In Baykeeper, the district court ruled last year that a holding pond used to deposit waste saltwater from Cargill’s salt-making business was subject to regulation under the act because it is next to Mowry Slough, a navigable tributary of the San Francisco Bay.
 
However, Judge William C. Canby Jr. pointed out in last week’s decision, an earthen berm separates the pond from the slough. “We conclude that mere adjacency provides a basis for [Clean Water Act jurisdiction] only when the relevant waterbody is a ‘wetland,’ ” he said.
 
Thursday’s decision is particularly striking because it came from the Ninth Circuit, said Randy Lee, chair of the NAHB Legal Action Committee and a lawyer and developer in New York City. “This is the most environmentally-oriented court in the country, yet it has limited the scope of the Clean Water Act in a very important way. The Ninth Circuit has recognized that both Congress and the U.S. Supreme Court do not allow federal regulation over any and all water in the United States. The court made it crystal clear that there are limits on what the federal government can regulate. This is a great victory for NAHB's members.”
 
Arguments on both sides of the case also focused on whether the pond had a “significant nexus” to the slough, the test created by Supreme Court Justice Anthony M. Kennedy in last year’s Rapanos and Carabell decision, in which NAHB also submitted an amicus brief.

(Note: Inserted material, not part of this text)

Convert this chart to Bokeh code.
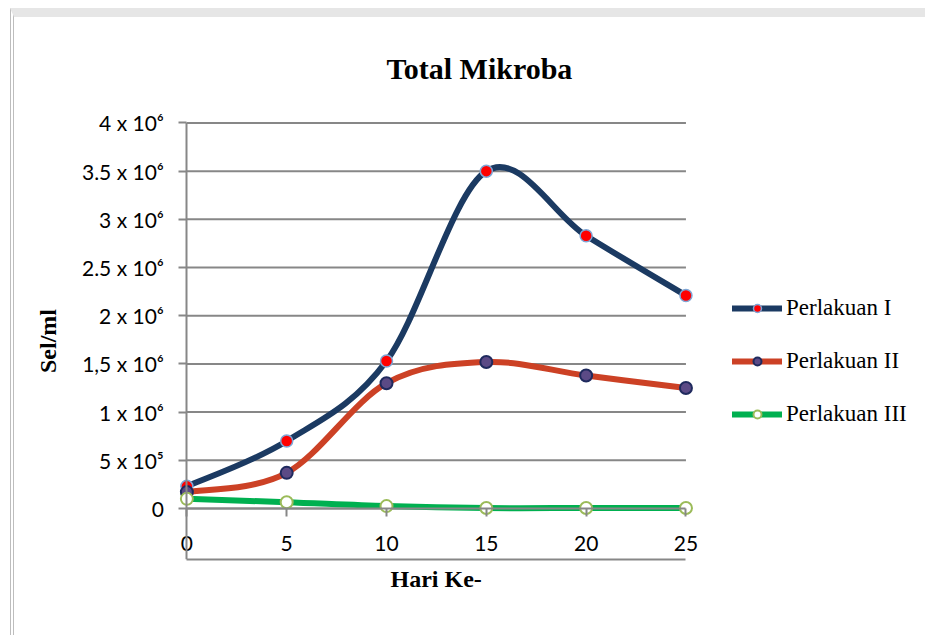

Judge Canady said that test only applies to “wetlands with a significant nexus to a navigable-in-fact waterway” — and not to ponds or other non-wetland waters.
 
And even if the test were applicable, there was not enough evidence to find that the pond had a significant nexus to the slough, the court said, a point that NAHB made clear in its brief.
 
The Clean Water Act was originally written to cover “navigable waters of the United States,” but since then jurisdiction has stretched in some cases to cover roadside ditches, curbs and gutters and ephemeral desert washes — sparking a wave of lawsuits.
 
And almost a year after the Rapanos decision, the Corps has yet to act on its stated intention to issue clearer guidance to builders, leaving home building projects on hold or in limbo, driving up costs and eventually impairing housing affordability.
 
In its Baykeeper decision, the circuit court said that the lower court was incorrect when it found that “‘the same characteristics that justify protection of adjacent wetlands …apply to adjacent ponds.’ This analysis was improper.”
 
“We should all want the same thing: protection for the nation’s water supply. But the rules about how to achieve that need to be clear, for the sake of all of us,” said Catalde.
 
“Let’s keep our environmental regulations strong, but make them sensible. Make them consistent. Our nation’s home builders — and our nation’s home buyers — deserve no less,” he said.